Ciaran Breen, head of the State Claims Agency, in a recent article, strongly denied that operates a 'defend and deny' strategy at all costs in these cases; for example, forcing families of brain-damaged children into court to prove their cases.

"Nothing could be further from the truth," he said.

Ciaran Breen said the SCA deals with plaintiffs and their families who, in many cases, have suffered enormous trauma and pain ' and it is conscious that it has a duty to act fairly, ethically and with compassion."

However, he said the SCA must, as part of its remit as a State agency, fulfil certain obligations.

"Among these in an obligation to doctors, nurses, midwives and other rallied healthcare practitioners in public hospitals to defend their professional reputations and vindicate the exercise of those practitioners' duty of care to patients."

Mr Breen said these cases, by their nature, involve complex issues and require detailed verification of medical and scientific evidence, usually involving the calling of expert witnesses by both sides. This process inevitably takes time 'and is understandably frustrating for plaintiffs and their families'.

The SCA says while the complexity and details of many negligence cases contributes to lengthening the process and making it costly, a key factor is where settlement demands made by plaintiffs' lawyers are significantly overstated.

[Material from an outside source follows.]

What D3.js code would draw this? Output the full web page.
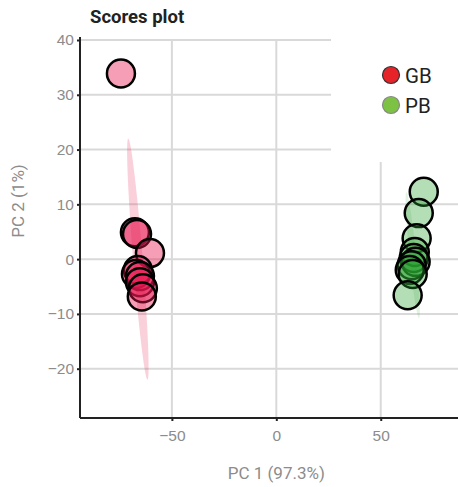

Mr Breen says it often happens that plaintiff's lawyers initially seek a multiple of two to three times the figure they are eventually prepared to settle for, thus dragging negligence cases out longer than should be necessary.

In such cases, he says, the SCA has no choice but to discharge its duty to the taxpayer and proceed with allowing a case to go to a formal court hearing.

Mr Breen says the SCA is anxious that the current lengthy, traumatic, unwieldy and ultimately highly expensive medical negligence legal system be changed.

While a mediation system offers a calmer and less adversarial environment to resolve such cases, the number of mediations in negligence cases remains low. The SCA settled only 19 cases through mediation in 2013 and offered it in other cases.

"But some plaintiffs' lawyers - and, it must be stressed, a minority of them - remain implacably opposed to mediation in these cases and have been vocal in denouncing it - it is difficult to understand why."

The SCA also says the pre-action protocol system proposed by the Government working group would lead to much-needed improvement and reform of clinical negligence litigation by reducing the current unacceptable delays.

The Agency also says it is promoting, along with the HSE, an open disclosure project in 46 hospitals to improve communications between healthcare providers and patients when things go wrong.

Clearly, we still have a long way to go in ensuring that the medical negligence system less unwieldy ,less expensive and less traumatic for patients who suffer as a result of adverse clinical events and their families.

In the meantime, the rising cost of covering hospital doctors for negligence claims is potentially threatening the provision of services.